Copies with rich lower mids and nice extension up top did the best in our shootout, assuming they weren’t veiled or smeary of course. So many things can go wrong on a record! We know, we’ve heard them all.
Top end extension is critical to the sound of the best copies. Lots of old records (and new ones) have no real top end; consequently, the studio or stage will be missing much of its natural air and space, and instruments will lack their full complement of harmonic information.
Tube smear is common to most vintage pressings and this is no exception. The copies that tend to do the best in a shootout will have the least (or none), yet are full-bodied, tubey and rich.
What We’re Listening For on Shostakovich’s Fifth Symphony
- Energy for starters. What could be more important than the life of the music?
- The Big Sound comes next — wall to wall, lots of depth, huge space, three-dimensionality, all that sort of thing.
- Then transient information — fast, clear, sharp attacks, not the smear and thickness so common to these LPs.
- Next: transparency — the quality that allows you to hear deep into the soundfield, showing you the space and air around all the instruments.
- Extend the top and bottom and voila, you have The Real Thing — an honest to goodness Hot Stamper.
1st Movement: Moderato
2nd Movement: Allegretto
3rd Movement: Largo
4th Movement: Allegro Non Troppo
Wikipedia on Symphony No. 5
The Symphony No. 5 in D minor, Op. 47, by Dmitri Shostakovich is a work for orchestra composed between April and July 1937. Its first performance was on November 21, 1937, in Leningrad by the Leningrad Philharmonic Orchestra under Yevgeny Mravinsky. The premiere was a huge success and received an ovation that lasted well over half an hour.
The symphony is approximately 45 minutes in length and has four movements:
I. Moderato – Allegro non troppo (D minor)
The symphony opens with a strenuous string figure in canon, initially leaping and falling in minor sixths then narrowing to minor thirds. Then, we hear a broadly lyric first theme played by the violins. The second theme is built out of octaves and sevenths. The two themes are expanded in the development section, by having different instruments playing them, and in different styles, including a march section. In the recapitulation, themes heard earlier on are brought back again either identically or somewhat varied. Near the end of the movement, the second subject is heard again in the form of a canon played by flute and horn, then the same material is played by the violin and piccolo. The movement ends with the celesta playing a rising figure, and slowly fading away.
II. Allegretto (A minor)
This movement is in ternary form. The movement opens with a heavy, loud introduction in the basses, followed by a softer solo on the E♭ clarinet. There is also a theme played by the woodwinds that is repeated later. In the recapitulation, some of the material heard earlier is repeated piano and staccato, not loudly and sustained as at the start.
III. Largo (F♯ minor)
Shostakovich begins this movement with violins in three sections, rather than the more usual two. The opening theme is played by the third violins. Second and first violins are slowly added and continue the melody. After the assertive trumpets of the first movement and the raucous horns of the second, this movement uses no brass at all, so there is a limited palette of sounds. This section yields to a pair of flutes in widely-separated counterpoint, the second of which makes reference to the first subject of the first movement. The solo is then passed on to the oboe with string accompaniment. The third movement ends like the first, with a celesta solo that slowly fades away. The strings are divided throughout the entire movement (3 groups of violins, violas in 2, cellos in 2; basses in 2).
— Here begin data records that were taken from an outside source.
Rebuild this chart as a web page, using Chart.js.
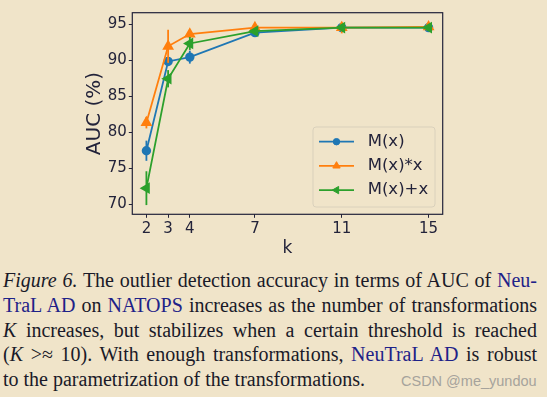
<!DOCTYPE html>
<html>
<head>
<meta charset="utf-8">
<script src="https://cdn.jsdelivr.net/npm/chart.js@4.4.1/dist/chart.umd.min.js"></script>
<style>
body { margin:0; background:#f0e4c9; width:547px; height:397px; overflow:hidden; position:relative; }
#wrap { position:absolute; left:0; top:0; width:547px; height:260px; }
#cap { position:absolute; left:3px; top:268.2px; width:534px; font-family:'Liberation Serif','Times New Roman',serif; font-size:20px; line-height:24.75px; color:#1a1a28; }
.ln { text-align:justify; text-align-last:justify; }
.last { text-align:left; text-align-last:left; }
.lk { color:#1e2288; }
#mark { position:absolute; left:401px; top:374px; font-family:'Liberation Sans',Arial,sans-serif; font-size:14.5px; line-height:1; color:#a6a39c; }
</style>
</head>
<body>
<div id="wrap"><canvas id="chart" width="547" height="260"></canvas></div>
<div id="cap">
  <div class="ln"><i>Figure 6.</i> The outlier detection accuracy in terms of AUC of <span class="lk">Neu-</span></div>
  <div class="ln"><span class="lk">TraL AD</span> on <span class="lk">NATOPS</span> increases as the number of transformations</div>
  <div class="ln"><i>K</i> increases, but stabilizes when a certain threshold is reached</div>
  <div class="ln">(<i>K</i> &gt;&asymp; 10). With enough transformations, <span class="lk">NeuTraL AD</span> is robust</div>
  <div class="ln last">to the parametrization of the transformations.</div>
</div>
<div id="mark">CSDN @me_yundou</div>
<script>
// values
const kValues = [2, 3, 4, 7, 11, 15];
const aucM = [77.4, 89.8, 90.4, 93.8, 94.5, 94.5];
const aucMx = [81.3, 91.9, 93.6, 94.5, 94.5, 94.6];
const aucMplus = [72.2, 87.4, 92.3, 94.0, 94.5, 94.5];
const errM = [1.4, 0.5, 0.9, 0.3, 0.3, 0.2];
const errMx = [0.8, 2.3, 0.5, 0.3, 0.8, 0.2];
const errMplus = [2.35, 1.2, 0.9, 0.2, 0.3, 0.2];
const yTicks = [70, 75, 80, 85, 90, 95];
const seriesNames = ['M(x)', 'M(x)*x', 'M(x)+x'];
const seriesColors = ['#1f77b4', '#ff7f0e', '#2ca02c'];

const ink = '#23233a';
const fam = '"DejaVu Sans", sans-serif';

function pts(vals) {
  return kValues.map((k, i) => ({x: k, y: vals[i]}));
}

const errorBars = {
  id: 'errorBars',
  afterDatasetDraw(chart, args) {
    const ds = chart.data.datasets[args.index];
    const ctx = chart.ctx, sx = chart.scales.x, sy = chart.scales.y;
    ctx.save();
    ctx.strokeStyle = ds.borderColor;
    ctx.lineWidth = 1.8;
    ds.data.forEach((p, i) => {
      const px = sx.getPixelForValue(p.x);
      ctx.beginPath();
      ctx.moveTo(px, sy.getPixelForValue(p.y - ds.err[i]));
      ctx.lineTo(px, sy.getPixelForValue(p.y + ds.err[i]));
      ctx.stroke();
    });
    ctx.restore();
  }
};

const frame = {
  id: 'frame',
  afterDatasetsDraw(chart) {
    const a = chart.chartArea, ctx = chart.ctx;
    ctx.save();
    ctx.strokeStyle = ink;
    ctx.lineWidth = 1.2;
    ctx.strokeRect(a.left, a.top, a.right - a.left, a.bottom - a.top);
    ctx.restore();
  }
};

const insideLegend = {
  id: 'insideLegend',
  afterDraw(chart) {
    const ctx = chart.ctx, a = chart.chartArea;
    const w = 122, h = 80;
    const bx = a.right - 7.7 - w, by = a.bottom - 7.3 - h;
    ctx.save();
    ctx.beginPath();
    ctx.roundRect(bx, by, w, h, 3);
    ctx.fillStyle = 'rgba(240,228,201,0.8)';
    ctx.fill();
    ctx.strokeStyle = '#d9d0bb';
    ctx.lineWidth = 1;
    ctx.stroke();
    seriesNames.forEach((name, i) => {
      const ds = chart.data.datasets[i];
      const cy = by + 14.7 + i * 24.2;
      ctx.strokeStyle = ds.borderColor;
      ctx.fillStyle = ds.backgroundColor;
      ctx.lineWidth = ds.borderWidth;
      ctx.beginPath();
      ctx.moveTo(bx + 6, cy);
      ctx.lineTo(bx + 41, cy);
      ctx.stroke();
      ctx.lineWidth = 1;
      Chart.helpers.drawPoint(ctx, {pointStyle: ds.pointStyle, radius: ds.pointRadius * 0.85,
        rotation: ds.pointRotation || 0, borderWidth: 1}, bx + 23.5, cy);
      ctx.fillStyle = ink;
      ctx.font = '16.5px ' + fam;
      ctx.textBaseline = 'middle';
      ctx.textAlign = 'left';
      ctx.fillText(name, bx + 54.7, cy);
    });
    ctx.restore();
  }
};

new Chart(document.getElementById('chart'), {
  type: 'line',
  data: {
    datasets: [
      {label: seriesNames[0], data: pts(aucM), err: errM, order: 2,
        borderColor: seriesColors[0], backgroundColor: seriesColors[0],
        pointStyle: 'circle', pointRadius: 3.8, borderWidth: 1.8},
      {label: seriesNames[1], data: pts(aucMx), err: errMx, order: 1,
        borderColor: seriesColors[1], backgroundColor: seriesColors[1],
        pointStyle: 'triangle', pointRadius: 5, borderWidth: 1.8},
      {label: seriesNames[2], data: pts(aucMplus), err: errMplus, order: 0,
        borderColor: seriesColors[2], backgroundColor: seriesColors[2],
        pointStyle: 'triangle', pointRotation: -90, pointRadius: 5, borderWidth: 1.8}
    ]
  },
  options: {
    responsive: false,
    animation: false,
    events: [],
    layout: {padding: {left: 80, right: 104.3, top: 12.7, bottom: 0}},
    plugins: {legend: {display: false}, tooltip: {enabled: false}},
    scales: {
      x: {
        type: 'linear', min: 1.35, max: 15.65,
        afterBuildTicks: s => { s.ticks = kValues.map(v => ({value: v})); },
        afterFit: s => { s.height = 45.7; },
        grid: {drawOnChartArea: false, drawTicks: true, tickLength: 3.5, color: ink},
        border: {display: false},
        ticks: {color: ink, font: {family: fam, size: 15}, padding: 2, maxRotation: 0},
        title: {display: true, text: 'k', color: ink, font: {family: fam, size: 17}, padding: {top: 0, bottom: 1}}
      },
      y: {
        type: 'linear', min: 68.57, max: 96.57,
        afterBuildTicks: s => { s.ticks = yTicks.map(v => ({value: v})); },
        afterFit: s => { s.width = 52.3; },
        grid: {drawOnChartArea: false, drawTicks: true, tickLength: 3.5, color: ink},
        border: {display: false},
        ticks: {color: ink, font: {family: fam, size: 15}, padding: 2},
        title: {display: true, text: 'AUC (%)', color: ink, font: {family: fam, size: 20}, padding: {top: 3, bottom: 0}}
      }
    }
  },
  plugins: [errorBars, frame, insideLegend]
});
</script>
</body>
</html>
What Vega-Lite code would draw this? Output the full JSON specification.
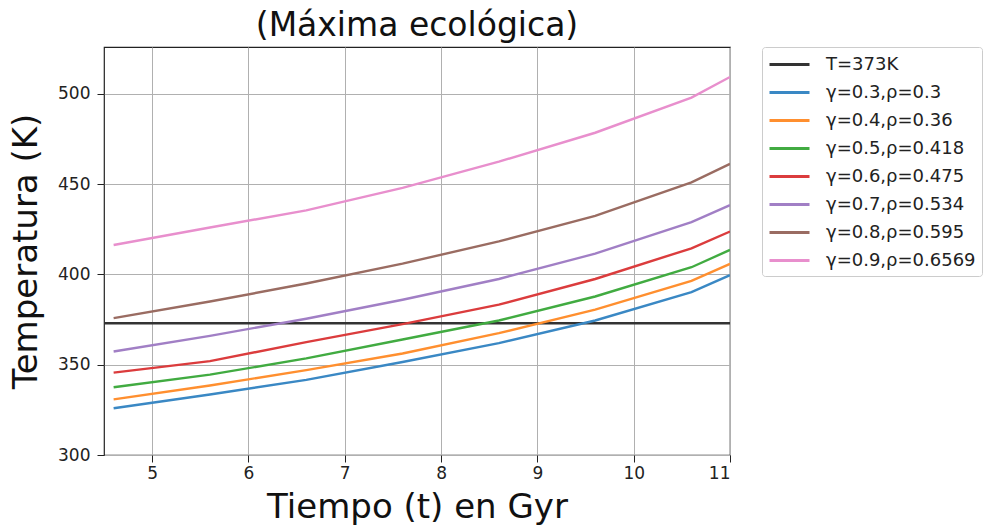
{
  "$schema": "https://vega.github.io/schema/vega-lite/v6.json",
  "width": 626,
  "height": 408,
  "autosize": {"type": "none"},
  "padding": {"left": 104, "top": 47, "right": 257, "bottom": 72},
  "background": "white",
  "config": {
    "font": "DejaVu Sans",
    "view": {"stroke": "#222", "strokeWidth": 1.2},
    "axis": {
      "grid": true, "gridColor": "#b0b0b0", "gridWidth": 1,
      "domain": false, "tickColor": "#222", "tickSize": 7,
      "labelFont": "DejaVu Sans", "labelFontSize": 17, "labelColor": "#222",
      "titleFont": "DejaVu Sans", "titleFontWeight": "normal", "titleColor": "#111"
    }
  },
  "title": {"text": "(Máxima ecológica)", "fontSize": 33, "fontWeight": "normal", "font": "DejaVu Sans", "color": "#111", "offset": 4},
  "data": {"values": [
    {"t": 4.5, "T": 373, "s": "T=373K"}, {"t": 11, "T": 373, "s": "T=373K"},
    {"t": 4.6, "T": 325.9, "s": "γ=0.3,ρ=0.3"}, {"t": 5.6, "T": 333.5, "s": "γ=0.3,ρ=0.3"}, {"t": 6.6, "T": 341.6, "s": "γ=0.3,ρ=0.3"}, {"t": 7.6, "T": 351.5, "s": "γ=0.3,ρ=0.3"}, {"t": 8.6, "T": 362.0, "s": "γ=0.3,ρ=0.3"}, {"t": 9.6, "T": 374.5, "s": "γ=0.3,ρ=0.3"}, {"t": 10.6, "T": 390.2, "s": "γ=0.3,ρ=0.3"}, {"t": 11, "T": 399.6, "s": "γ=0.3,ρ=0.3"},
    {"t": 4.6, "T": 330.8, "s": "γ=0.4,ρ=0.36"}, {"t": 5.6, "T": 338.5, "s": "γ=0.4,ρ=0.36"}, {"t": 6.6, "T": 347.0, "s": "γ=0.4,ρ=0.36"}, {"t": 7.6, "T": 356.2, "s": "γ=0.4,ρ=0.36"}, {"t": 8.6, "T": 367.5, "s": "γ=0.4,ρ=0.36"}, {"t": 9.6, "T": 380.5, "s": "γ=0.4,ρ=0.36"}, {"t": 10.6, "T": 396.5, "s": "γ=0.4,ρ=0.36"}, {"t": 11, "T": 405.9, "s": "γ=0.4,ρ=0.36"},
    {"t": 4.6, "T": 337.5, "s": "γ=0.5,ρ=0.418"}, {"t": 5.6, "T": 344.5, "s": "γ=0.5,ρ=0.418"}, {"t": 6.6, "T": 353.5, "s": "γ=0.5,ρ=0.418"}, {"t": 7.6, "T": 364.0, "s": "γ=0.5,ρ=0.418"}, {"t": 8.6, "T": 374.5, "s": "γ=0.5,ρ=0.418"}, {"t": 9.6, "T": 387.8, "s": "γ=0.5,ρ=0.418"}, {"t": 10.6, "T": 404.0, "s": "γ=0.5,ρ=0.418"}, {"t": 11, "T": 413.6, "s": "γ=0.5,ρ=0.418"},
    {"t": 4.6, "T": 345.6, "s": "γ=0.6,ρ=0.475"}, {"t": 5.6, "T": 352.0, "s": "γ=0.6,ρ=0.475"}, {"t": 6.6, "T": 362.5, "s": "γ=0.6,ρ=0.475"}, {"t": 7.6, "T": 372.5, "s": "γ=0.6,ρ=0.475"}, {"t": 8.6, "T": 383.3, "s": "γ=0.6,ρ=0.475"}, {"t": 9.6, "T": 397.5, "s": "γ=0.6,ρ=0.475"}, {"t": 10.6, "T": 414.5, "s": "γ=0.6,ρ=0.475"}, {"t": 11, "T": 423.8, "s": "γ=0.6,ρ=0.475"},
    {"t": 4.6, "T": 357.3, "s": "γ=0.7,ρ=0.534"}, {"t": 5.6, "T": 366.0, "s": "γ=0.7,ρ=0.534"}, {"t": 6.6, "T": 375.5, "s": "γ=0.7,ρ=0.534"}, {"t": 7.6, "T": 386.0, "s": "γ=0.7,ρ=0.534"}, {"t": 8.6, "T": 397.5, "s": "γ=0.7,ρ=0.534"}, {"t": 9.6, "T": 411.5, "s": "γ=0.7,ρ=0.534"}, {"t": 10.6, "T": 429.0, "s": "γ=0.7,ρ=0.534"}, {"t": 11, "T": 438.4, "s": "γ=0.7,ρ=0.534"},
    {"t": 4.6, "T": 375.8, "s": "γ=0.8,ρ=0.595"}, {"t": 5.6, "T": 385.0, "s": "γ=0.8,ρ=0.595"}, {"t": 6.6, "T": 395.0, "s": "γ=0.8,ρ=0.595"}, {"t": 7.6, "T": 406.0, "s": "γ=0.8,ρ=0.595"}, {"t": 8.6, "T": 418.3, "s": "γ=0.8,ρ=0.595"}, {"t": 9.6, "T": 432.5, "s": "γ=0.8,ρ=0.595"}, {"t": 10.6, "T": 451.0, "s": "γ=0.8,ρ=0.595"}, {"t": 11, "T": 461.3, "s": "γ=0.8,ρ=0.595"},
    {"t": 4.6, "T": 416.3, "s": " γ=0.9,ρ=0.6569"}, {"t": 5.6, "T": 426.0, "s": " γ=0.9,ρ=0.6569"}, {"t": 6.6, "T": 435.5, "s": " γ=0.9,ρ=0.6569"}, {"t": 7.6, "T": 448.0, "s": " γ=0.9,ρ=0.6569"}, {"t": 8.6, "T": 462.5, "s": " γ=0.9,ρ=0.6569"}, {"t": 9.6, "T": 478.5, "s": " γ=0.9,ρ=0.6569"}, {"t": 10.6, "T": 498.0, "s": " γ=0.9,ρ=0.6569"}, {"t": 11, "T": 509.4, "s": " γ=0.9,ρ=0.6569"}
  ]},
  "mark": {"type": "line", "strokeWidth": 2.4, "clip": true},
  "encoding": {
    "x": {"field": "t", "type": "quantitative", "title": "Tiempo (t) en Gyr",
      "scale": {"domain": [4.5, 11], "nice": false, "zero": false},
      "axis": {"values": [5, 6, 7, 8, 9, 10, 11], "titleFontSize": 34, "titlePadding": 9, "labelPadding": 3}},
    "y": {"field": "T", "type": "quantitative", "title": "Temperatura (K)",
      "scale": {"domain": [300, 526], "nice": false, "zero": false},
      "axis": {"values": [300, 350, 400, 450, 500], "titleFontSize": 34, "titlePadding": 14, "labelPadding": 7}},
    "color": {"field": "s", "type": "nominal", "sort": null,
      "scale": {
        "domain": ["T=373K", "γ=0.3,ρ=0.3", "γ=0.4,ρ=0.36", "γ=0.5,ρ=0.418", "γ=0.6,ρ=0.475", "γ=0.7,ρ=0.534", "γ=0.8,ρ=0.595", " γ=0.9,ρ=0.6569"],
        "range": ["#333333", "#3a88c4", "#ff8f2f", "#41ab41", "#db3c3d", "#a17fc5", "#9a6c62", "#e88fcd"]
      },
      "legend": {
        "title": null, "orient": "none", "legendX": 658, "legendY": 0,
        "symbolType": "M-1,0H3", "symbolSize": 400, "symbolStrokeWidth": 3,
        "labelFontSize": 18, "labelFont": "DejaVu Sans", "labelColor": "#222", "labelOffset": 35,
        "rowPadding": 7, "padding": 6, "strokeColor": "#cccccc", "fillColor": "white", "cornerRadius": 3
      }
    },
    "strokeWidth": {"condition": {"test": "datum.s === 'T=373K'", "value": 2.8}, "value": 2.4}
  }
}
IV. Allegro non troppo (D minor – D major)
This movement, also in ternary form (ABA), differs greatly from its predecessors, mostly with regard to melodic structure and motives. Various themes from earlier in the work are expanded until we get to a new theme played on the trumpet. This new theme is passed on to the strings and eventually the piece becomes quieter. The central section is much quieter and more tranquil, and is ultimately replaced by a march, where the melodies from earlier are played like a funeral dirge, accompanied by timpani. The music builds as the new accompaniment passes from timpani to woodwinds and then to strings, finally reaching a point where the piece changes from a minor key into a major key.